— begin —

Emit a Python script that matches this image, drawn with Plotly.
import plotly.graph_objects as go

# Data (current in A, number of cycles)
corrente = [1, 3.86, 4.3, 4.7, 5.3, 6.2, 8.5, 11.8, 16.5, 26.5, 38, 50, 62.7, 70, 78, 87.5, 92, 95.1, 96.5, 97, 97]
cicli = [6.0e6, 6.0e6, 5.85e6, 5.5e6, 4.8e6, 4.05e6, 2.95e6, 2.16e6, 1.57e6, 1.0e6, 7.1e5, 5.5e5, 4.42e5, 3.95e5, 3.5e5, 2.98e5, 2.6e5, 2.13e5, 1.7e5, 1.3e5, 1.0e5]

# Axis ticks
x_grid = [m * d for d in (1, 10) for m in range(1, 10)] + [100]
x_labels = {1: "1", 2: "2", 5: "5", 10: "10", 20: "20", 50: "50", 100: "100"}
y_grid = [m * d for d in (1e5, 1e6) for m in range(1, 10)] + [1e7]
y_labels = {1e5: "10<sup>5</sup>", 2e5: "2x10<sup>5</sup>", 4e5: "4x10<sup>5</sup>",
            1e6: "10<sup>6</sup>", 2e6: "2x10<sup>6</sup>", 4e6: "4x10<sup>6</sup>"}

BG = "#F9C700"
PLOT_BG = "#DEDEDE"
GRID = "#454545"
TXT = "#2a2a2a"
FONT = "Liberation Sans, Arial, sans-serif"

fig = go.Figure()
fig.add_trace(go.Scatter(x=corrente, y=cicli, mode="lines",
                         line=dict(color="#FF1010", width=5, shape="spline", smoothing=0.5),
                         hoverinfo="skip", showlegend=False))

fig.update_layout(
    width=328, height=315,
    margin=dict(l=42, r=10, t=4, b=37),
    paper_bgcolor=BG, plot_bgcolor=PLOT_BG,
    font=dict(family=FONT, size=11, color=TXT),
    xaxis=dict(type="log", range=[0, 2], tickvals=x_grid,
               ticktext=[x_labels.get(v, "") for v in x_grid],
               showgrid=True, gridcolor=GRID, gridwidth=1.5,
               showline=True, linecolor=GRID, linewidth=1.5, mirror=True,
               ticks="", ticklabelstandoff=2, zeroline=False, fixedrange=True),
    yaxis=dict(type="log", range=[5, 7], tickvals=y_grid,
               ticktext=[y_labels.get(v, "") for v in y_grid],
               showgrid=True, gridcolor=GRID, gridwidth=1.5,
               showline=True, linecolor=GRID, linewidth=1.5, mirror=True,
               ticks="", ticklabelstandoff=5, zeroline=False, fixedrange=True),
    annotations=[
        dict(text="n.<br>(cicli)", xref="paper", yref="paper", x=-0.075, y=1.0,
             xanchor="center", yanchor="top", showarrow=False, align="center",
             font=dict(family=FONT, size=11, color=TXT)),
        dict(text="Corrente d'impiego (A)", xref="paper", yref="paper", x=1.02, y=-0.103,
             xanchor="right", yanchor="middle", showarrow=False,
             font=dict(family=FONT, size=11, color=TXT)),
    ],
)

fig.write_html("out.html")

— end —

Quote verbatim the opening lines of the listing above, ending with the line where "import plotly.graph_objects as go" appears; include both endpoints and nothing more.

▸ Reply
Emit a Python script that matches this image, drawn with Plotly.
import plotly.graph_objects as go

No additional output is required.